UK-Tekonurmi
- Address: Metsämiehenkatu 19 Pori Finland
- Owner: City of Pori
- Surface: Artificial turf, heated
- Field size: 110 × 68 m

Construction
- Opened: 2009

Tenant
- FC Jazz (Ykkönen) 2025-present Musan Salama (Kakkonen) 2025-present Pori Bears (II-divisioona)

= UK-Tekonurmi =

Artificial turf pitch in Port, Finland

UK-Tekonurmi (sponsored as Panda Turva Areena) is an artificial turf pitch located at the Pori Sports Centre, Finland. It serves as the home ground for the football club FC Jazz. The pitch also features markings for American football.

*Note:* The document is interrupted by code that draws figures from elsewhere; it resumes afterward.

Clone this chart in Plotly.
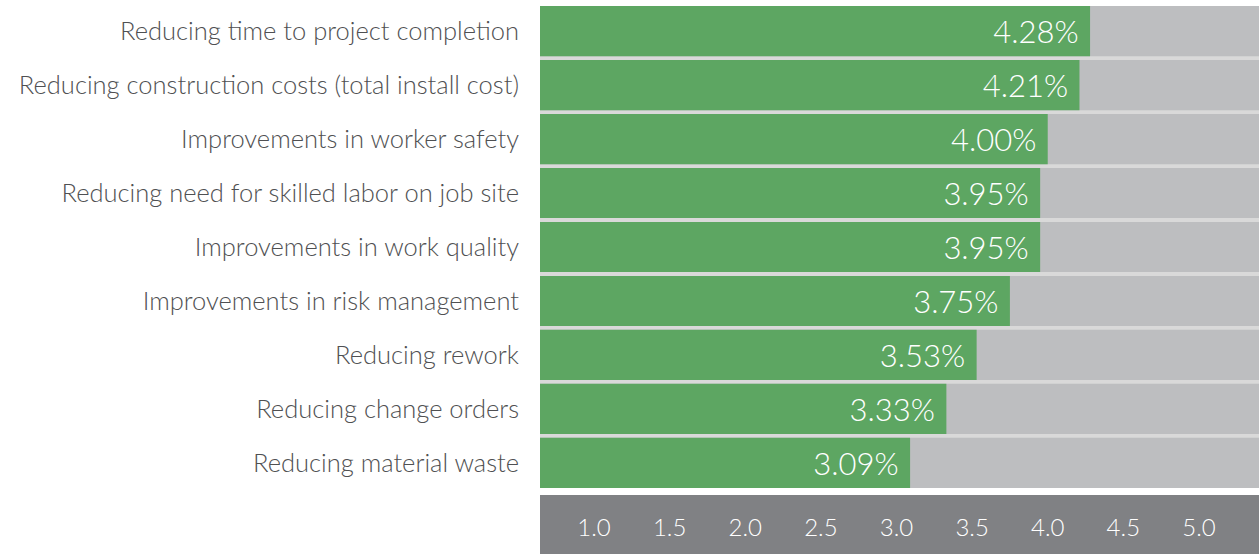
import plotly.graph_objects as go

labels = [
    "Reducing time to project completion",
    "Reducing construction costs (total install cost)",
    "Improvements in worker safety",
    "Reducing need for skilled labor on job site",
    "Improvements in work quality",
    "Improvements in risk management",
    "Reducing rework",
    "Reducing change orders",
    "Reducing material waste",
]
scores = [4.28, 4.21, 4.00, 3.95, 3.95, 3.75, 3.53, 3.33, 3.09]
tick_vals = [1.0, 1.5, 2.0, 2.5, 3.0, 3.5, 4.0, 4.5, 5.0]

green = "#5da662"
track_gray = "#bdbec0"
gap_gray = "#d9d9d9"
band_gray = "#808184"
text_gray = "#4f5052"

x_range = [0.643, 5.397]
bargap = 0.07
n = len(labels)

fig = go.Figure()
# gray track behind each bar, running to the end of the axis
fig.add_trace(go.Bar(
    y=labels, x=[x_range[1]] * n, orientation="h",
    marker=dict(color=track_gray, line=dict(width=0)),
    hoverinfo="skip", showlegend=False,
))
fig.add_trace(go.Bar(
    y=labels, x=scores, orientation="h",
    marker=dict(color=green, line=dict(width=0)),
    text=[f"{v:.2f}%\u00a0" for v in scores],
    textposition="inside", insidetextanchor="end",
    textfont=dict(color="white", size=31, family="Lato", weight=300),
    showlegend=False,
))

# dark band under the plot that carries the tick labels
fig.add_shape(type="rect", xref="paper", yref="paper",
              x0=0, x1=1, y0=-0.14, y1=-0.0145,
              fillcolor=band_gray, line=dict(width=0), layer="below")

fig.update_layout(
    width=1259, height=554,
    margin=dict(l=540, r=0, t=6, b=66),
    barmode="overlay", bargap=bargap,
    plot_bgcolor=gap_gray, paper_bgcolor="white",
    font=dict(family="Lato", color=text_gray),
    xaxis=dict(range=x_range, tickvals=tick_vals,
               ticktext=[f"{t:.1f}" for t in tick_vals],
               showgrid=False, zeroline=False, showline=False,
               ticks="outside", ticklen=18, tickcolor="rgba(0,0,0,0)",
               tickfont=dict(color="white", size=24, family="Lato", weight=300),
               fixedrange=True),
    yaxis=dict(range=[n - 0.5 - bargap / 2, -0.5 + bargap / 2],
               showgrid=False, zeroline=False, showline=False,
               ticklabelstandoff=20,
               tickfont=dict(color=text_gray, size=25.5, family="Lato", weight=300),
               fixedrange=True),
)

fig.write_html("out.html", config={"displayModeBar": False},
               post_script="document.body.style.margin='0';")
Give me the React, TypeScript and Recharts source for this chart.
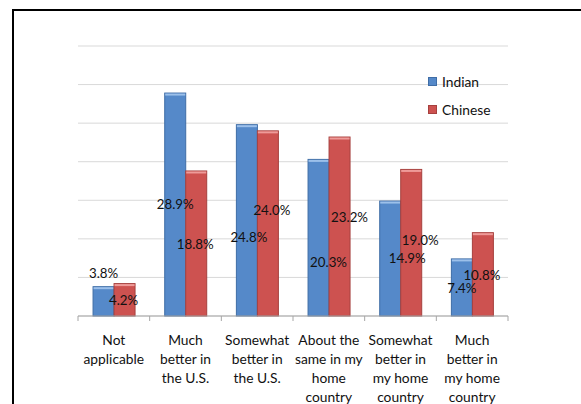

Rubber granulate was originally used as the infill material for the artificial turf but was replaced in 2023 with coated BioFlex sand in compliance with EU regulations. Temporary rented stands currently with 500 seats are scheduled to be replaced by a stand with 1,500 seats for the 2027 football season. Plans for the 2030s include stands with a capacity of over 3,000 spectators, meeting the requirements for Veikkausliiga matches and boys' and girls' international games for which UEFA funding could be sought. The same plan incorporates new media facilities, an announcer's booth, VIP areas, six changing rooms, four concession stands, and a new electronic scoreboard.